— К сожалению, очень серьезна, — сказал Серенте.
— О! Но ее, конечно, можно вылечить?
— К сожалению, едва ли, — невозмутимо возразил он.
— То есть как, — значит, она, по-вашему, безнадежна? Боже мой, Арно, но как же вы можете так спокойно говорить об этом?
— А как мне еще говорить? Ведь я врач и имею дело с больными не от случая к случаю, а двенадцать-пятнадцать часов в день. И многие из этих больных умирают. Здесь, в Мексике, больше, чем где бы то ни было.
— Вы хотите сказать, что эта девочка умрет?
— К сожалению, да.
— Нет, нет, это невозможно. Не может быть, чтобы такое юное и прекрасное существо было обречено на смерть.
— Дорогой мой североамериканский друг, — терпеливо ответил он, — при чем здесь юность и красота? Девочка очень серьезно больна.
— Ну, пусть даже так — но ведь теперь не средневековье. Мы живем в эпоху антибиотиков, в век чудодейственных лекарств и чудодейственных методов лечения. Неужели же ничего нельзя сделать?
— Да, ничего нельзя сделать, — сказал он угрюмо, складывая инструменты в автоклав. — Это вы там, у себя, живете в век антибиотиков и тому подобного. А здесь еще во многом царит средневековье. Вы попросту сентиментальничаете, и я даже не убежден, что это вполне искренне.
— Теперь вы решили говорить мне обидные вещи?

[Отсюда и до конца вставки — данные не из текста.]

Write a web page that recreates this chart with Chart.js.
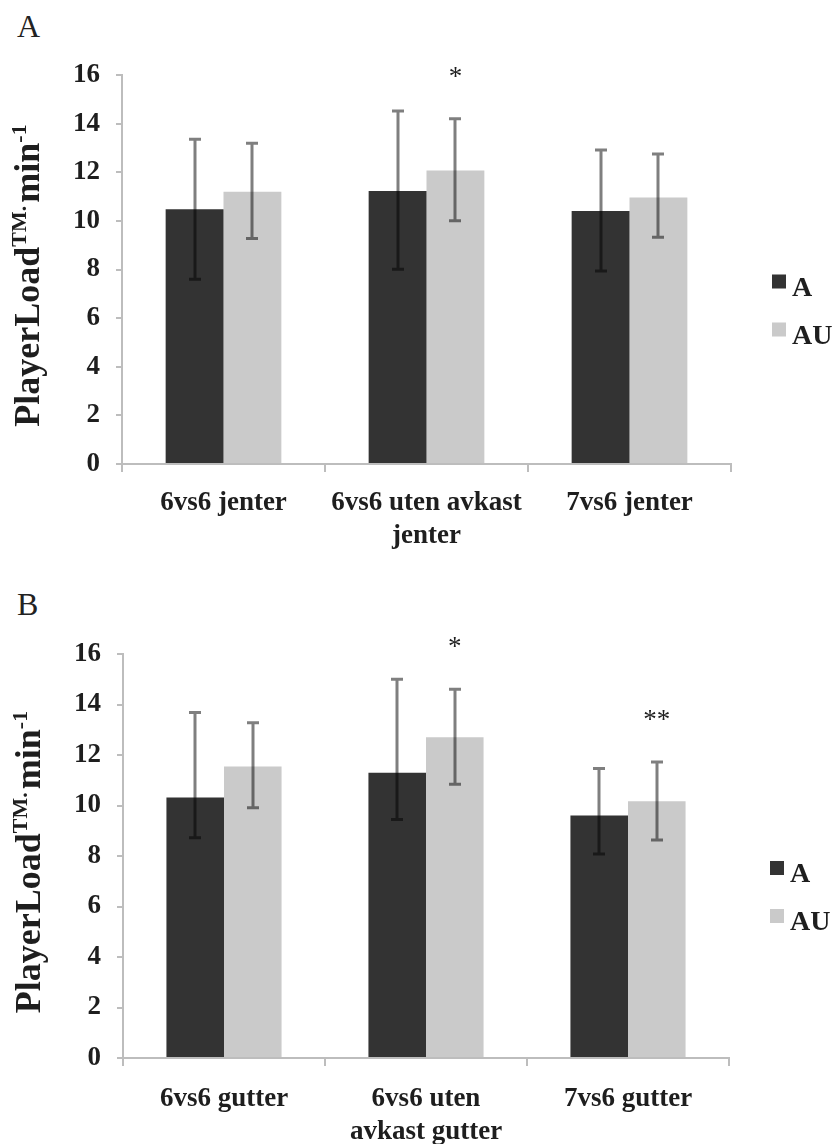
<!DOCTYPE html>
<html>
<head>
<meta charset="utf-8">
<script src="https://cdn.jsdelivr.net/npm/chart.js@4.4.1/dist/chart.umd.min.js"></script>
<style>
  html, body { margin: 0; padding: 0; background: #fff; }
  .panel { position: absolute; left: 0; width: 832px; height: 572px; }
  .tag { position: absolute; left: 17px; font-family: "Liberation Serif", serif; font-size: 32px; color: #222; line-height: 1; }
</style>
</head>
<body>
<div class="tag" style="top:10px">A</div>
<div class="tag" style="top:588px">B</div>
<div class="panel" style="top:0"><canvas id="cA" width="832" height="572"></canvas></div>
<div class="panel" style="top:572px"><canvas id="cB" width="832" height="572"></canvas></div>
<script>
// ---------- data ----------
const seriesNames = ['A', 'AU'];
const yTicks = [0, 2, 4, 6, 8, 10, 12, 14, 16];

const categoriesA = ['6vs6 jenter', ['6vs6 uten avkast', 'jenter'], '7vs6 jenter'];
const meanA_A  = [10.48, 11.23, 10.41];
const upperA_A = [13.36, 14.52, 12.92];
const lowerA_A = [7.60, 8.01, 7.94];
const meanA_AU  = [11.20, 12.07, 10.96];
const upperA_AU = [13.19, 14.20, 12.75];
const lowerA_AU = [9.27, 10.01, 9.33];
const sigA = ['', '*', ''];

const categoriesB = ['6vs6 gutter', ['6vs6 uten', 'avkast gutter'], '7vs6 gutter'];
const meanB_A  = [10.32, 11.30, 9.60];
const upperB_A = [13.68, 15.00, 11.47];
const lowerB_A = [8.72, 9.45, 8.08];
const meanB_AU  = [11.54, 12.70, 10.17];
const upperB_AU = [13.28, 14.60, 11.72];
const lowerB_AU = [9.91, 10.84, 8.63];
const sigB = ['', '*', '**'];

const colorA = '#333333';
const colorAU = '#cacaca';
const axisColor = '#bdbdbd';
const textColor = '#1e1e1e';
const SERIF = '"Liberation Serif", "Times New Roman", serif';

// ---------- plugins ----------
const errorBarPlugin = {
  id: 'errorBars',
  afterDatasetsDraw(chart) {
    const ctx = chart.ctx;
    const y = chart.scales.y;
    ctx.save();
    ctx.strokeStyle = 'rgba(0,0,0,0.5)';
    ctx.lineWidth = 3;
    chart.data.datasets.forEach((ds, di) => {
      const meta = chart.getDatasetMeta(di);
      ctx.beginPath();
      meta.data.forEach((bar, i) => {
        const x = Math.round(bar.x);
        const yt = y.getPixelForValue(ds.upper[i]);
        const yb = y.getPixelForValue(ds.lower[i]);
        ctx.moveTo(x, yt); ctx.lineTo(x, yb);
        ctx.moveTo(x - 6, yt); ctx.lineTo(x + 6, yt);
        ctx.moveTo(x - 6, yb); ctx.lineTo(x + 6, yb);
      });
      ctx.stroke();
    });
    // significance markers above the AU error bars
    const ds = chart.data.datasets[1];
    const meta = chart.getDatasetMeta(1);
    ctx.fillStyle = textColor;
    ctx.font = '27px ' + SERIF;
    ctx.textAlign = 'center';
    ctx.textBaseline = 'alphabetic';
    chart.options.plugins.errorBars.sig.forEach((s, i) => {
      if (!s) return;
      const x = meta.data[i].x;
      const yt = y.getPixelForValue(ds.upper[i]);
      ctx.fillText(s, x, yt - 47 + 13);
    });
    ctx.restore();
  }
};

const yTitlePlugin = {
  id: 'yTitle',
  afterDraw(chart) {
    const ctx = chart.ctx;
    const a = chart.chartArea;
    const pieces = [
      { t: 'PlayerLoad', sup: false },
      { t: 'TM', sup: true },
      { t: '.', sup: true },
      { t: 'min', sup: false },
      { t: '-1', sup: true }
    ];
    const big = 'bold 36px ' + SERIF;
    const small = 'bold 22px ' + SERIF;
    ctx.save();
    let total = 0;
    pieces.forEach(p => { ctx.font = p.sup ? small : big; p.w = ctx.measureText(p.t).width + (p.t === '.' ? 3 : 0); total += p.w; });
    ctx.translate(a.left - 83, (a.top + a.bottom) / 2 + 6);
    ctx.rotate(-Math.PI / 2);
    ctx.fillStyle = textColor;
    ctx.textBaseline = 'alphabetic';
    ctx.textAlign = 'left';
    let x = -total / 2;
    pieces.forEach(p => {
      ctx.font = p.sup ? small : big;
      ctx.fillText(p.t, x, p.sup ? -13 : 0);
      x += p.w;
    });
    ctx.restore();
  }
};

const legendPlugin = {
  id: 'sideLegend',
  afterDraw(chart) {
    const ctx = chart.ctx;
    const a = chart.chartArea;
    const mid = (a.top + a.bottom) / 2;
    ctx.save();
    ctx.font = 'bold 28px ' + SERIF;
    ctx.textBaseline = 'alphabetic';
    ctx.textAlign = 'left';
    chart.data.datasets.forEach((ds, i) => {
      const top = mid + 5 + i * 48;
      const left = a.right + 41;
      ctx.fillStyle = ds.backgroundColor;
      ctx.fillRect(left, top, 14, 14);
      ctx.fillStyle = textColor;
      ctx.fillText(ds.label, left + 20, top + 21);
    });
    ctx.restore();
  }
};

function makeChart(id, cats, mA, uA, lA, mAU, uAU, lAU, sig, area, pad) {
  return new Chart(document.getElementById(id), {
    type: 'bar',
    data: {
      labels: cats,
      datasets: [
        { label: seriesNames[0], data: mA, upper: uA, lower: lA, backgroundColor: colorA,
          categoryPercentage: 0.57, barPercentage: 1.0 },
        { label: seriesNames[1], data: mAU, upper: uAU, lower: lAU, backgroundColor: colorAU,
          categoryPercentage: 0.57, barPercentage: 1.0 }
      ]
    },
    options: {
      responsive: false,
      animation: false,
      events: [],
      layout: { padding: { left: 0, top: area.top, right: 832 - area.right, bottom: 572 - area.bottom - 86 } },
      plugins: {
        legend: { display: false },
        tooltip: { enabled: false },
        errorBars: { sig: sig }
      },
      scales: {
        x: {
          grid: { display: true, drawOnChartArea: false, offset: true, tickLength: 8, color: axisColor, lineWidth: 2 },
          border: { color: axisColor, width: 2 },
          ticks: { color: textColor, font: { family: SERIF, size: 27, weight: 'bold', lineHeight: 1.22 },
                   padding: pad, maxRotation: 0, autoSkip: false },
          afterFit(s) { s.height = 86; }
        },
        y: {
          min: 0, max: 16,
          afterBuildTicks(s) { s.ticks = yTicks.map(v => ({ value: v })); },
          grid: { display: true, drawOnChartArea: false, tickLength: 6, color: axisColor, lineWidth: 2 },
          border: { color: axisColor, width: 2 },
          ticks: { color: textColor, font: { family: SERIF, size: 27, weight: 'bold' }, padding: 16 },
          afterFit(s) { s.width = area.left; }
        }
      }
    },
    plugins: [errorBarPlugin, yTitlePlugin, legendPlugin]
  });
}

makeChart('cA', categoriesA, meanA_A, upperA_A, lowerA_A, meanA_AU, upperA_AU, lowerA_AU, sigA,
  { left: 122, right: 731, top: 75, bottom: 464 }, 15);
makeChart('cB', categoriesB, meanB_A, upperB_A, lowerB_A, meanB_AU, upperB_AU, lowerB_AU, sigB,
  { left: 123, right: 729, top: 82, bottom: 486 }, 17);
</script>
</body>
</html>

— Ничего подобного. Но я здесь живу и работаю. А вы расчувствовались, повстречав индейского пеона верхом на осле и увидев, что его больная дочка хороша собой — что, кстати сказать, не редкость среди мексиканок. И вы говорите так, словно я мог бы вылечить эту девочку, но не хочу.
— А вы можете? — настаивал я.
— Нет, не могу. Во-первых, у нее очень тяжелое заболевание почек. Одну почку необходимо удалить, и даже если бы это было сделано, еще вопрос, можно ли подлечить другую настолько, чтобы она справилась с двойной нагрузкой.

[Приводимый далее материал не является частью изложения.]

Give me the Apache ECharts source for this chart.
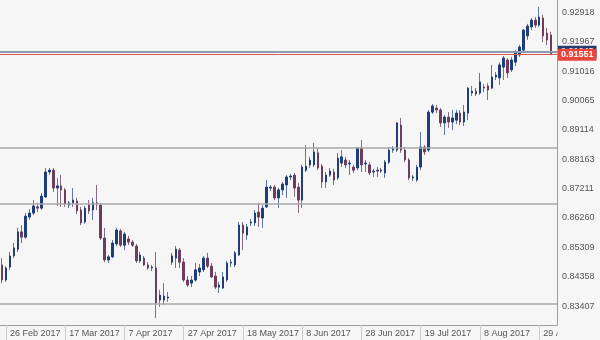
<!DOCTYPE html>
<html><head><meta charset="utf-8">
<script src="https://cdn.jsdelivr.net/npm/echarts@6/dist/echarts.min.js"></script>
<style>html,body{margin:0;padding:0;background:#f6f6f6}#c{width:600px;height:340px}</style>
</head><body><div id="c"></div>
<script>
// daily candles (category labels)
const dates = ('24 Feb,26 Feb,27 Feb,28 Feb,1 Mar,2 Mar,3 Mar,6 Mar,7 Mar,8 Mar,9 Mar,10 Mar,13 Mar,14 Mar,15 Mar,16 Mar,17 Mar,' +
 '20 Mar,21 Mar,22 Mar,23 Mar,24 Mar,27 Mar,28 Mar,29 Mar,30 Mar,31 Mar,3 Apr,4 Apr,5 Apr,6 Apr,7 Apr,' +
 '10 Apr,11 Apr,12 Apr,13 Apr,14 Apr,17 Apr,18 Apr,19 Apr,20 Apr,21 Apr,23 Apr,24 Apr,25 Apr,26 Apr,27 Apr,' +
 '28 Apr,1 May,2 May,3 May,4 May,5 May,8 May,9 May,10 May,11 May,12 May,15 May,16 May,17 May,18 May,' +
 '19 May,22 May,23 May,24 May,25 May,26 May,29 May,30 May,31 May,1 Jun,2 Jun,5 Jun,6 Jun,7 Jun,8 Jun,' +
 '9 Jun,12 Jun,13 Jun,14 Jun,15 Jun,16 Jun,19 Jun,20 Jun,21 Jun,22 Jun,23 Jun,25 Jun,26 Jun,27 Jun,28 Jun,' +
 '29 Jun,30 Jun,3 Jul,4 Jul,5 Jul,6 Jul,7 Jul,10 Jul,11 Jul,12 Jul,13 Jul,14 Jul,17 Jul,18 Jul,19 Jul,' +
 '20 Jul,21 Jul,24 Jul,25 Jul,26 Jul,27 Jul,28 Jul,31 Jul,1 Aug,2 Aug,3 Aug,4 Aug,6 Aug,7 Aug,8 Aug,' +
 '9 Aug,10 Aug,11 Aug,14 Aug,15 Aug,16 Aug,17 Aug,18 Aug,21 Aug,22 Aug,23 Aug,24 Aug,25 Aug,28 Aug,29 Aug,' +
 '30 Aug,31 Aug,1 Sep,4 Sep').split(',').map(d => d + ' 2017');

const opens = [
 0.8474,0.8425,0.8467,0.8503,0.8525,0.8581,0.8564,0.8629,0.8642,0.8662,
 0.8658,0.8694,0.8775,0.8781,0.8723,0.8730,0.8717,0.8668,0.8675,0.8681,
 0.8652,0.8613,0.8668,0.8652,0.8675,0.8668,0.8561,0.8490,0.8500,0.8542,
 0.8584,0.8538,0.8558,0.8548,0.8535,0.8487,0.8496,0.8474,0.8464,0.8464,
 0.8360,0.8360,0.8367,0.8483,0.8496,0.8522,0.8483,0.8425,0.8415,0.8425,
 0.8451,0.8458,0.8496,0.8470,0.8438,0.8402,0.8399,0.8425,0.8480,0.8474,
 0.8506,0.8603,0.8571,0.8610,0.8610,0.8645,0.8626,0.8662,0.8723,0.8726,
 0.8691,0.8717,0.8733,0.8759,0.8765,0.8726,0.8684,0.8781,0.8798,0.8798,
 0.8837,0.8794,0.8743,0.8765,0.8775,0.8756,0.8804,0.8814,0.8801,0.8791,
 0.8788,0.8853,0.8801,0.8798,0.8775,0.8781,0.8778,0.8772,0.8807,0.8846,
 0.8846,0.8927,0.8846,0.8814,0.8756,0.8749,0.8791,0.8856,0.8846,0.8969,
 0.8982,0.8976,0.8934,0.8953,0.8937,0.8943,0.8966,0.8937,0.8966,0.9031,
 0.9037,0.9031,0.9050,0.9054,0.9047,0.9083,0.9080,0.9115,0.9138,0.9106,
 0.9131,0.9154,0.9170,0.9216,0.9245,0.9267,0.9251,0.9274,0.9225,0.9219];
const highs = [
 0.8496,0.8470,0.8516,0.8545,0.8594,0.8603,0.8642,0.8655,0.8684,0.8675,
 0.8707,0.8788,0.8788,0.8788,0.8756,0.8765,0.8723,0.8681,0.8723,0.8691,
 0.8662,0.8665,0.8684,0.8691,0.8733,0.8675,0.8594,0.8506,0.8555,0.8594,
 0.8590,0.8581,0.8568,0.8555,0.8542,0.8516,0.8503,0.8483,0.8474,0.8516,
 0.8393,0.8415,0.8386,0.8513,0.8535,0.8529,0.8496,0.8438,0.8438,0.8480,
 0.8477,0.8503,0.8513,0.8480,0.8451,0.8419,0.8451,0.8487,0.8493,0.8519,
 0.8613,0.8613,0.8607,0.8623,0.8652,0.8675,0.8668,0.8749,0.8733,0.8733,
 0.8723,0.8743,0.8765,0.8769,0.8772,0.8739,0.8798,0.8862,0.8824,0.8869,
 0.8853,0.8801,0.8775,0.8788,0.8785,0.8837,0.8846,0.8824,0.8814,0.8798,
 0.8856,0.8879,0.8814,0.8807,0.8785,0.8791,0.8788,0.8814,0.8856,0.8859,
 0.8937,0.8950,0.8856,0.8820,0.8765,0.8798,0.8905,0.8862,0.8976,0.8995,
 0.8992,0.8982,0.8960,0.8969,0.8976,0.8976,0.8976,0.8992,0.9050,0.9054,
 0.9047,0.9096,0.9060,0.9063,0.9122,0.9099,0.9131,0.9151,0.9144,0.9148,
 0.9170,0.9186,0.9238,0.9255,0.9274,0.9277,0.9310,0.9284,0.9242,0.9229];
const lows = [
 0.8415,0.8419,0.8458,0.8496,0.8516,0.8545,0.8558,0.8620,0.8636,0.8645,
 0.8652,0.8691,0.8765,0.8710,0.8665,0.8662,0.8662,0.8658,0.8662,0.8639,
 0.8603,0.8607,0.8639,0.8620,0.8652,0.8555,0.8483,0.8480,0.8496,0.8535,
 0.8532,0.8522,0.8538,0.8532,0.8480,0.8480,0.8470,0.8458,0.8454,0.8302,
 0.8338,0.8344,0.8354,0.8474,0.8464,0.8464,0.8419,0.8402,0.8402,0.8419,
 0.8438,0.8451,0.8464,0.8432,0.8396,0.8383,0.8396,0.8419,0.8467,0.8467,
 0.8503,0.8522,0.8555,0.8600,0.8600,0.8597,0.8594,0.8658,0.8713,0.8684,
 0.8658,0.8700,0.8691,0.8749,0.8694,0.8642,0.8658,0.8775,0.8788,0.8791,
 0.8781,0.8723,0.8723,0.8759,0.8733,0.8749,0.8791,0.8788,0.8765,0.8772,
 0.8781,0.8775,0.8775,0.8765,0.8759,0.8759,0.8772,0.8756,0.8801,0.8837,
 0.8840,0.8837,0.8807,0.8749,0.8746,0.8743,0.8781,0.8830,0.8840,0.8963,
 0.8966,0.8921,0.8895,0.8918,0.8911,0.8930,0.8927,0.8924,0.8943,0.9021,
 0.9021,0.9025,0.9034,0.9008,0.9044,0.9073,0.9057,0.9073,0.9080,0.9099,
 0.9118,0.9148,0.9164,0.9203,0.9235,0.9242,0.9245,0.9196,0.9186,0.9154];
const closes = [
 0.8425,0.8464,0.8503,0.8529,0.8581,0.8564,0.8632,0.8642,0.8665,0.8658,
 0.8697,0.8775,0.8781,0.8723,0.8730,0.8717,0.8671,0.8675,0.8684,0.8649,
 0.8610,0.8658,0.8649,0.8675,0.8671,0.8561,0.8490,0.8500,0.8545,0.8587,
 0.8538,0.8574,0.8548,0.8538,0.8487,0.8506,0.8474,0.8464,0.8467,0.8351,
 0.8376,0.8373,0.8370,0.8503,0.8525,0.8483,0.8425,0.8409,0.8425,0.8458,
 0.8464,0.8496,0.8470,0.8435,0.8402,0.8409,0.8435,0.8480,0.8483,0.8513,
 0.8603,0.8577,0.8597,0.8613,0.8642,0.8629,0.8658,0.8726,0.8726,0.8691,
 0.8717,0.8736,0.8759,0.8762,0.8723,0.8684,0.8791,0.8794,0.8814,0.8840,
 0.8788,0.8743,0.8765,0.8778,0.8749,0.8820,0.8824,0.8798,0.8804,0.8781,
 0.8853,0.8798,0.8804,0.8772,0.8778,0.8778,0.8781,0.8807,0.8846,0.8850,
 0.8934,0.8846,0.8814,0.8756,0.8759,0.8791,0.8856,0.8840,0.8969,0.8989,
 0.8976,0.8934,0.8953,0.8937,0.8950,0.8966,0.8937,0.8969,0.9047,0.9037,
 0.9028,0.9067,0.9047,0.9041,0.9083,0.9089,0.9122,0.9144,0.9096,0.9138,
 0.9161,0.9180,0.9235,0.9248,0.9267,0.9251,0.9277,0.9216,0.9203,0.91551];

const priceTicks = [0.83407,0.84358,0.85309,0.86260,0.87211,0.88163,0.89114,0.90065,0.91016,0.91967,0.92918];
const levels = [0.88537,0.86736,0.83496];
const askPrice = 0.91648;
const lastPrice = 0.91551;
const yMin = 0.82793, yMax = 0.93323;
const labelStep = 15, labelOffset = 1;

const bullBody = '#1e3d7a', bearBody = '#6e3c5c';
const bullWick = '#5f78a6', bearWick = '#8a6a80';

const wickData = opens.map((o, i) => [o, closes[i], lows[i], highs[i]]);
const bodyData = opens.map((o, i) => [o, closes[i], Math.min(o, closes[i]), Math.max(o, closes[i])]);
const showIdx = (idx) => idx % labelStep === labelOffset;
const font = 'Liberation Sans, Arial, sans-serif';

const chart = echarts.init(document.getElementById('c'));
chart.setOption({
  animation: false,
  backgroundColor: '#f6f6f6',
  grid: { left: 0, top: 0, width: 557, height: 325, outerBoundsMode: 'none', containLabel: false },
  xAxis: {
    type: 'category', data: dates, boundaryGap: true,
    axisLine: { show: true, lineStyle: { color: '#9c9c9c', width: 1 } },
    axisTick: { show: true, alignWithLabel: true, interval: showIdx, length: 15, lineStyle: { color: '#cdcdcd' } },
    axisLabel: { interval: showIdx, align: 'left', padding: [0, 0, 0, 4], margin: 4, fontSize: 9,
      color: '#555', fontFamily: font },
    splitLine: { show: false }
  },
  yAxis: {
    type: 'value', position: 'right', min: yMin, max: yMax,
    axisLine: { show: true, lineStyle: { color: '#9c9c9c', width: 1 } },
    axisTick: { show: false }, splitLine: { show: false },
    axisLabel: { customValues: priceTicks, formatter: v => v.toFixed(5), fontSize: 9, margin: 5,
      color: '#555', fontFamily: font }
  },
  series: [
    {
      type: 'line', data: [], z: 1, silent: true,
      markLine: {
        symbol: 'none', silent: true, animation: false, precision: 5,
        data: [
          ...levels.map(v => ({ yAxis: v, lineStyle: { color: '#a9a9a9', width: 1.6, type: 'solid' }, label: { show: false } })),
          { yAxis: askPrice, lineStyle: { color: '#8c9bb4', width: 2, type: 'solid' },
            label: { show: true, position: 'end', distance: 1, formatter: askPrice.toFixed(5), color: '#fff', backgroundColor: '#243c6e',
              fontSize: 9, fontWeight: 'bold', padding: [2, 3, 1, 3], fontFamily: font } },
          { yAxis: lastPrice, lineStyle: { color: '#e05a55', width: 1, type: 'solid' },
            label: { show: true, position: 'end', distance: 1, formatter: lastPrice.toFixed(5), color: '#fff', backgroundColor: '#e8453c',
              fontSize: 9, fontWeight: 'bold', padding: [2, 3, 1, 3], fontFamily: font } }
        ]
      }
    },
    {
      type: 'candlestick', data: wickData, barWidth: 1, z: 2,
      itemStyle: { color: bullWick, color0: bearWick, borderColor: bullWick, borderColor0: bearWick, borderWidth: 1 }
    },
    {
      type: 'candlestick', data: bodyData, barWidth: 2, z: 3,
      itemStyle: { color: bullBody, color0: bearBody, borderColor: bullBody, borderColor0: bearBody, borderWidth: 1 }
    }
  ],
  graphic: [
    { type: 'rect', z: 100, shape: { x: 557.5, y: 326, width: 43, height: 14 }, style: { fill: '#f6f6f6' } }
  ]
});
</script></body></html>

— Но, значит, есть все-таки шанс? Вот вы же сами сказали.
— Ничего подобного я не говорил. Не выдавайте, пожалуйста, своих мыслей за мои слова. Откуда ее родители возьмут деньги на операцию, когда им нечем даже заплатить мне за визит? С вас я беру пятьдесят песо, а для них и один песо — деньги, операция же должна стоить две тысячи — только операция, а ведь есть еще расходы на дорогу до Мехико и на жизнь там, не говоря уже о всяких дополнительных тратах — на больницу, на лекарства, на наркоз и черт его знает на что еще. Да и неизвестно, согласились ли бы они на операцию, тем более такую серьезную.
— Само собой разумеется, согласились бы. Ведь это может спасти жизнь их ребенку, которого они так любят. Отец мне говорил, что она у них единственная.
— Нет, это вовсе само собой не разумеется, — почти со злостью сказал Серенте. — То, что каждому нормальному человеку ясно, то gringo[2] непременно поставит с ног на голову. Не сердитесь, я не хочу говорить ничего обидного, я только зол на самого себя и на тот мир, в котором я живу. Я вас очень люблю и уважаю, но вам свойственны все худшие недостатки ваших соотечественников, а из этих недостатков едва ли не самый невыносимый — глубокое убеждение, что все на свете рассуждают так же, как рассуждаете вы. Вам пятьдесят лет внушают, что операции благодетельны даже тогда, когда они не являются необходимыми. Но для бедняков, для простых людей, которые и больницы-то никогда в глаза не видели, в операции есть нечто страшное и отпугивающее. А если больной после операции умирает, они воспринимают это как убийство. Да что говорить, это все равно исключено. У родителей девочки нет денег.
— Я бы мог дать им эти деньги…
— Вот как? Черт возьми, может быть, вы дадите денег еще сотне моих пациентов, которые не менее остро нуждаются в немедленной операции? Может быть, вы себя провозгласите господом богом и будете судить, кому жить, а кому погибнуть? Или, может быть, ваши соотечественники сделают из этого новую увлекательную игру вроде лотереи: определять, кто из мексиканцев заслуживает того, чтобы остаться в живых…
— Послушайте, Серенте, это уже ни к чему…
— Да, вы правы. Простите меня. Но неужели вы думаете, что я бесчувственный чурбан? Ведь я тоже видел этих людей — и отца, и мать, и девочку. Только, разумеется, я напрасно устроил эту сцену вам. Сам не знаю, как так получилось. Вы поймите, ведь мне с этим приходится сталкиваться изо дня в день, изо дня в день, и не только мне, но любому врачу здесь, в Мексике. Но я больше не буду вас мучить, и так уж довольно.